Task instructions:
Omit every image, and transcribe the remaining entries exactly as given.

Code that draws figures:
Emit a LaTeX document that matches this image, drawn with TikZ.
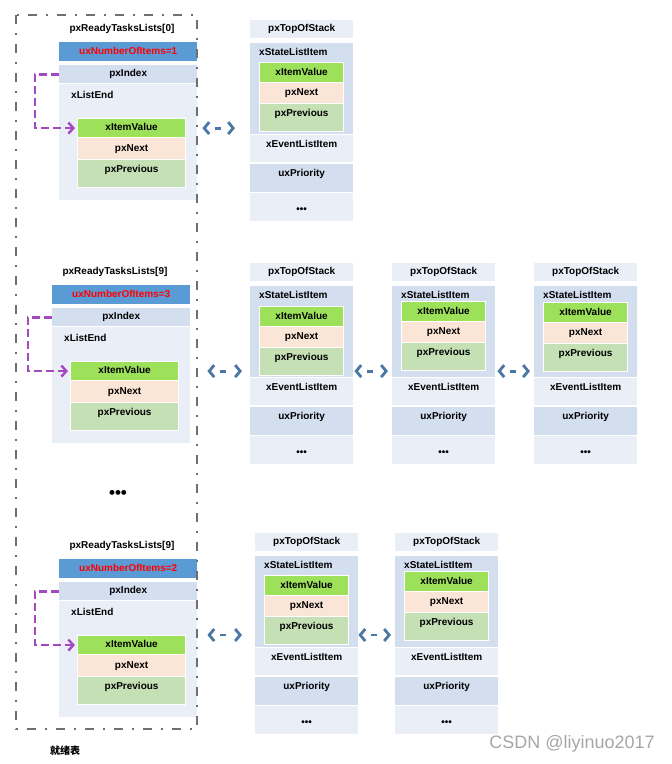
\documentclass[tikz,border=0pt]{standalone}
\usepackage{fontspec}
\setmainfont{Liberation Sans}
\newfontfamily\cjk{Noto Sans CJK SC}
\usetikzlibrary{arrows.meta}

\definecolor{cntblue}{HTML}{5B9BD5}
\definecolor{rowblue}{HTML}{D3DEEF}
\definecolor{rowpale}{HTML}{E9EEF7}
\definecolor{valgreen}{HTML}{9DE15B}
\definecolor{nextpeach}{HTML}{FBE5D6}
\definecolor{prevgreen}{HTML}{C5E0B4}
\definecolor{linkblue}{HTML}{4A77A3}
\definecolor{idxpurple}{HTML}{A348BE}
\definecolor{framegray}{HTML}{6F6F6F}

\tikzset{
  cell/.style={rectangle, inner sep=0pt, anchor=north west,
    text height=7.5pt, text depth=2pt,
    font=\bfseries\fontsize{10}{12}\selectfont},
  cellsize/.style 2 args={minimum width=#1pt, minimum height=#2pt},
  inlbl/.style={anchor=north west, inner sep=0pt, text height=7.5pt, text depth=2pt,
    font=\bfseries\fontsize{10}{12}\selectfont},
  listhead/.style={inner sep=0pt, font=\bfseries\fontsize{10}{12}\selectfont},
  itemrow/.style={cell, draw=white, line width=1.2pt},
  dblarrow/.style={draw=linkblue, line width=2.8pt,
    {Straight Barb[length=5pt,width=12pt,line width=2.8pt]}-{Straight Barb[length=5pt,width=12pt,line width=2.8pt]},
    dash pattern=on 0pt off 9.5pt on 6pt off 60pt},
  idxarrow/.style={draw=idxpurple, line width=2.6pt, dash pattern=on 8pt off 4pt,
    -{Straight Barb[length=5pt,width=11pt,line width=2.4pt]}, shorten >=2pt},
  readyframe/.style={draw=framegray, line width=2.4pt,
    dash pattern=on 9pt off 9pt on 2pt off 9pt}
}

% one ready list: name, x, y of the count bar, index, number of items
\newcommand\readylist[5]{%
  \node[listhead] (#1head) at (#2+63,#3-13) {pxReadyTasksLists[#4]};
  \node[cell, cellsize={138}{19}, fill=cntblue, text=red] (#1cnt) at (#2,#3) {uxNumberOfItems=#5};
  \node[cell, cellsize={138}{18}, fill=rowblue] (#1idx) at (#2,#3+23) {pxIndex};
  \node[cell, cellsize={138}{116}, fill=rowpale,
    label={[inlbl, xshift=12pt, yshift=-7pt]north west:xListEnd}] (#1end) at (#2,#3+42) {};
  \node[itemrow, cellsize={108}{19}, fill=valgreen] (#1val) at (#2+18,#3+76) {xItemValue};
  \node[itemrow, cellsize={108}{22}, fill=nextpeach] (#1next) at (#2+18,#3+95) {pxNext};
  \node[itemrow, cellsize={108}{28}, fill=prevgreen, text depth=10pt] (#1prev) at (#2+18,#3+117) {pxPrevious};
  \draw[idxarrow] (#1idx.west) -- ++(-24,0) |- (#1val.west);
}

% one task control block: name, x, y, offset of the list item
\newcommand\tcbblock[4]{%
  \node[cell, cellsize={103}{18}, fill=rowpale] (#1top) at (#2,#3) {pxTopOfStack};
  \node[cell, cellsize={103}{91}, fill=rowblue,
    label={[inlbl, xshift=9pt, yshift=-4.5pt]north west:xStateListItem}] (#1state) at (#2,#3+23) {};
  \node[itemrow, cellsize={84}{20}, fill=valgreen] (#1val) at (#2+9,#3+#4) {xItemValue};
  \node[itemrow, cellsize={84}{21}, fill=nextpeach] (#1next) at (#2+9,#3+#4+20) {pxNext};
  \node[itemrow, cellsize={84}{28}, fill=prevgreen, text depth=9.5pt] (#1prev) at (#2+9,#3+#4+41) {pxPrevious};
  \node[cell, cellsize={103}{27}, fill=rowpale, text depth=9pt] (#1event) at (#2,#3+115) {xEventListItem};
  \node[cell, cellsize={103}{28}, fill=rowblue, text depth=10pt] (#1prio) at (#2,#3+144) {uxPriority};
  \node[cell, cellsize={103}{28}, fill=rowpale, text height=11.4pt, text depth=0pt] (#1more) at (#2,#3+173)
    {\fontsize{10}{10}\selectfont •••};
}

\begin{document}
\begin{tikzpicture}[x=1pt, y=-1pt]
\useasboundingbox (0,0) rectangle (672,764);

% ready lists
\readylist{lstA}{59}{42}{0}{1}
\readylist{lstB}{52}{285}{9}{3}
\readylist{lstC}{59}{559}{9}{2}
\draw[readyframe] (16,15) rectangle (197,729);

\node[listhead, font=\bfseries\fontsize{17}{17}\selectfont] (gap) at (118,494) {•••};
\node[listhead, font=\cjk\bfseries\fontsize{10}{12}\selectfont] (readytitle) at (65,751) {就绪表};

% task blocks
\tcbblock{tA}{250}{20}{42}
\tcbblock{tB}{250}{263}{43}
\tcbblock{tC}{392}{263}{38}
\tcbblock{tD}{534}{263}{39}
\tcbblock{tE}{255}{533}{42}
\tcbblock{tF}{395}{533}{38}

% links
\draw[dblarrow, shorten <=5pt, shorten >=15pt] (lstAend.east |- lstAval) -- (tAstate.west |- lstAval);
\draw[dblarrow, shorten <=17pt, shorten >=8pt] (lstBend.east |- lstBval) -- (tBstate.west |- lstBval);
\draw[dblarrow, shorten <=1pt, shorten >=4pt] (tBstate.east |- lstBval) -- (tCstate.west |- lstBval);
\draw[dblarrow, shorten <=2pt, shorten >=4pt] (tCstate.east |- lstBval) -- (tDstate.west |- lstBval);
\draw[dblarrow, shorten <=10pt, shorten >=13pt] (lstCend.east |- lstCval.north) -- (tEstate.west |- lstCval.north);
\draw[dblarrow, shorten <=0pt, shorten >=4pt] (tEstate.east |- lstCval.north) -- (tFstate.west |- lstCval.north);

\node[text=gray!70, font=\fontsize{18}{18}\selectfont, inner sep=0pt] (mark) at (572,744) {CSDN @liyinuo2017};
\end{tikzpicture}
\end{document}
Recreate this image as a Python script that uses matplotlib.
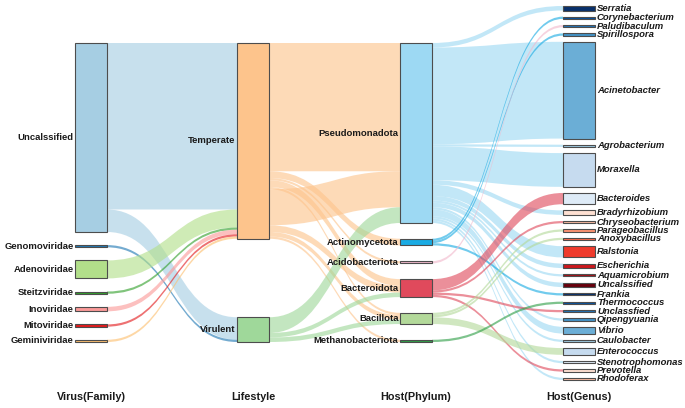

Worked solution:
Emit a LaTeX document that matches this image, drawn with TikZ.
\documentclass[tikz,border=0pt]{standalone}
\usepackage{fontspec}
\setmainfont{Liberation Sans}
\newfontfamily\cjk{Noto Sans CJK SC}
\usetikzlibrary{arrows.meta}

\definecolor{cntblue}{HTML}{5B9BD5}
\definecolor{rowblue}{HTML}{D3DEEF}
\definecolor{rowpale}{HTML}{E9EEF7}
\definecolor{valgreen}{HTML}{9DE15B}
\definecolor{nextpeach}{HTML}{FBE5D6}
\definecolor{prevgreen}{HTML}{C5E0B4}
\definecolor{linkblue}{HTML}{4A77A3}
\definecolor{idxpurple}{HTML}{A348BE}
\definecolor{framegray}{HTML}{6F6F6F}

\tikzset{
  cell/.style={rectangle, inner sep=0pt, anchor=north west,
    text height=7.5pt, text depth=2pt,
    font=\bfseries\fontsize{10}{12}\selectfont},
  cellsize/.style 2 args={minimum width=#1pt, minimum height=#2pt},
  inlbl/.style={anchor=north west, inner sep=0pt, text height=7.5pt, text depth=2pt,
    font=\bfseries\fontsize{10}{12}\selectfont},
  listhead/.style={inner sep=0pt, font=\bfseries\fontsize{10}{12}\selectfont},
  itemrow/.style={cell, draw=white, line width=1.2pt},
  dblarrow/.style={draw=linkblue, line width=2.8pt,
    {Straight Barb[length=5pt,width=12pt,line width=2.8pt]}-{Straight Barb[length=5pt,width=12pt,line width=2.8pt]},
    dash pattern=on 0pt off 9.5pt on 6pt off 60pt},
  idxarrow/.style={draw=idxpurple, line width=2.6pt, dash pattern=on 8pt off 4pt,
    -{Straight Barb[length=5pt,width=11pt,line width=2.4pt]}, shorten >=2pt},
  readyframe/.style={draw=framegray, line width=2.4pt,
    dash pattern=on 9pt off 9pt on 2pt off 9pt}
}

% one ready list: name, x, y of the count bar, index, number of items
\newcommand\readylist[5]{%
  \node[listhead] (#1head) at (#2+63,#3-13) {pxReadyTasksLists[#4]};
  \node[cell, cellsize={138}{19}, fill=cntblue, text=red] (#1cnt) at (#2,#3) {uxNumberOfItems=#5};
  \node[cell, cellsize={138}{18}, fill=rowblue] (#1idx) at (#2,#3+23) {pxIndex};
  \node[cell, cellsize={138}{116}, fill=rowpale,
    label={[inlbl, xshift=12pt, yshift=-7pt]north west:xListEnd}] (#1end) at (#2,#3+42) {};
  \node[itemrow, cellsize={108}{19}, fill=valgreen] (#1val) at (#2+18,#3+76) {xItemValue};
  \node[itemrow, cellsize={108}{22}, fill=nextpeach] (#1next) at (#2+18,#3+95) {pxNext};
  \node[itemrow, cellsize={108}{28}, fill=prevgreen, text depth=10pt] (#1prev) at (#2+18,#3+117) {pxPrevious};
  \draw[idxarrow] (#1idx.west) -- ++(-24,0) |- (#1val.west);
}

% one task control block: name, x, y, offset of the list item
\newcommand\tcbblock[4]{%
  \node[cell, cellsize={103}{18}, fill=rowpale] (#1top) at (#2,#3) {pxTopOfStack};
  \node[cell, cellsize={103}{91}, fill=rowblue,
    label={[inlbl, xshift=9pt, yshift=-4.5pt]north west:xStateListItem}] (#1state) at (#2,#3+23) {};
  \node[itemrow, cellsize={84}{20}, fill=valgreen] (#1val) at (#2+9,#3+#4) {xItemValue};
  \node[itemrow, cellsize={84}{21}, fill=nextpeach] (#1next) at (#2+9,#3+#4+20) {pxNext};
  \node[itemrow, cellsize={84}{28}, fill=prevgreen, text depth=9.5pt] (#1prev) at (#2+9,#3+#4+41) {pxPrevious};
  \node[cell, cellsize={103}{27}, fill=rowpale, text depth=9pt] (#1event) at (#2,#3+115) {xEventListItem};
  \node[cell, cellsize={103}{28}, fill=rowblue, text depth=10pt] (#1prio) at (#2,#3+144) {uxPriority};
  \node[cell, cellsize={103}{28}, fill=rowpale, text height=11.4pt, text depth=0pt] (#1more) at (#2,#3+173)
    {\fontsize{10}{10}\selectfont •••};
}

\begin{document}
\begin{tikzpicture}[x=1pt, y=-1pt]
\useasboundingbox (0,0) rectangle (672,764);

% ready lists
\readylist{lstA}{59}{42}{0}{1}
\readylist{lstB}{52}{285}{9}{3}
\readylist{lstC}{59}{559}{9}{2}
\draw[readyframe] (16,15) rectangle (197,729);

\node[listhead, font=\bfseries\fontsize{17}{17}\selectfont] (gap) at (118,494) {•••};
\node[listhead, font=\cjk\bfseries\fontsize{10}{12}\selectfont] (readytitle) at (65,751) {就绪表};

% task blocks
\tcbblock{tA}{250}{20}{42}
\tcbblock{tB}{250}{263}{43}
\tcbblock{tC}{392}{263}{38}
\tcbblock{tD}{534}{263}{39}
\tcbblock{tE}{255}{533}{42}
\tcbblock{tF}{395}{533}{38}

% links
\draw[dblarrow, shorten <=5pt, shorten >=15pt] (lstAend.east |- lstAval) -- (tAstate.west |- lstAval);
\draw[dblarrow, shorten <=17pt, shorten >=8pt] (lstBend.east |- lstBval) -- (tBstate.west |- lstBval);
\draw[dblarrow, shorten <=1pt, shorten >=4pt] (tBstate.east |- lstBval) -- (tCstate.west |- lstBval);
\draw[dblarrow, shorten <=2pt, shorten >=4pt] (tCstate.east |- lstBval) -- (tDstate.west |- lstBval);
\draw[dblarrow, shorten <=10pt, shorten >=13pt] (lstCend.east |- lstCval.north) -- (tEstate.west |- lstCval.north);
\draw[dblarrow, shorten <=0pt, shorten >=4pt] (tEstate.east |- lstCval.north) -- (tFstate.west |- lstCval.north);

\node[text=gray!70, font=\fontsize{18}{18}\selectfont, inner sep=0pt] (mark) at (572,744) {CSDN @liyinuo2017};
\end{tikzpicture}
\end{document}
Recreate this image as a Python script that uses matplotlib.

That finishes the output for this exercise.